Curso este que permitiu aos alunos obter 180 créditos, o suficiente para, de acordo com os parâmetros da Lusófona, concluir o grau de licenciado. "Eu tenho dois diplomas: um de licenciado em engenharia do Ambiente e uma pós graduação em Ciências do Ambiente", disse Câmara Pereira ao DN. "As pessoas que frequentaram o curso fizeram-no de boa fé, estudaram e passaram. Eu até tive que repetir cadeiras."
Além disso, no regime de equivalência profissional que dava no máximo 27 créditos não é especificado que cadeiras têm esta equivalência. Mas a creditação profissional implicava que "as competências e experiências profissionais declaradas correspondessem a objetivos e conteúdos do leque de unidades curriculares optativas previsto no plano do curso". O que leva a IGEC a perguntar: "Mas quais eram essas de entre 172 oferecidas?"
Outro ponto transversal a todos os cursos em que se verificou creditações académicas e profissionais é a atribuição de equivalências a disciplinas que na época não existiam nos planos de curso da Lusófona. Por exemplo, em engenharia civil, os alunos tiveram equivalência a História da Arquitetura I, II e III ou Economia, cadeiras que "nunca existiram ou funcionaram na universidade".
Neste momento, depois do MEC ter ordenado a anulação destes créditos e por isso do diploma, a universidade contactou os alunos, reviu os processos e 102 casos mostraram intenção de regularizar o seu diploma, estando a proceder à recolha dos certificados anulados e à entrega de outros já regularizados.

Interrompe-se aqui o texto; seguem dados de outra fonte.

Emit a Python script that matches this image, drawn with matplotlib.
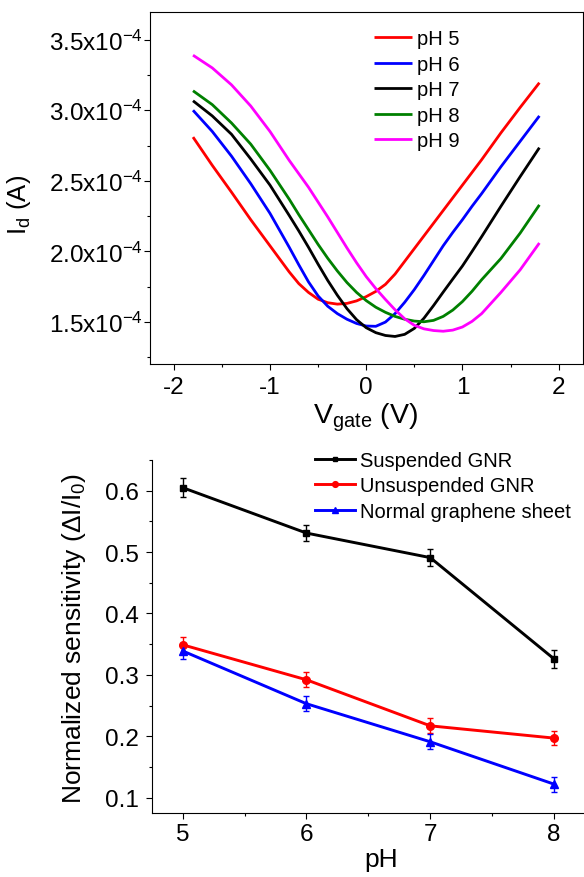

Como é o caso de André Gomes, ex-diretor da Polícia Municipal de Lisboa. Este oficial de carreira da PSP também acabou por ser apanhado na enxurrada que varreu a concessão de créditos por equivalências: "Apresentei o meu curriculum profissional e académico para o curso de Estudos de Segurança. Se me dissessem para fazer mais cadeiras, eu fazia-as, porque nunca necessitei do curso para progredir profissionalmente. Apenas me matriculei para me enriquecer do ponto de vista académico", disse este oficial da PSP, agora reformado. Entretanto, André Gomes diz estar à espera de um contacto da Lusófona para analisar qual a melhor forma de ultrapassar o problema com a licenciatura. "Se for preciso, volto a estudar".
Na mesma situação estão vários inspetores da Polícia Judiciária, que recorreram à Lusófona para obter o grau de licenciado. Dois dos identificados pelo DN estão já reformados da Polícia. Um terceiro, José Gonçalves Pica - um dos inspetores que investigou o caso da Universidade Moderna - trabalha atualmente no departamento de segurança da Caixa Geral de Depósitos com José Mendonça, outro aluno da Lusófona a quem foi detetado irregularidades na atribuição de equivalências. Segundo os respetivos processos de aluno, consultados esta semana pelo DN, ambos apresentaram à universidade os respetivos curricula com a formação académica e profissional na área da segurança. E foi a universidade quem lhes atribuiu as equivalências. Agora também estão na contingência de ter que voltar a estudar mais um pouco para concluir a licenciatura em Estudos de Segurança. Existem também casos em direito, gestão de empresas, arquitetura ou psicologia.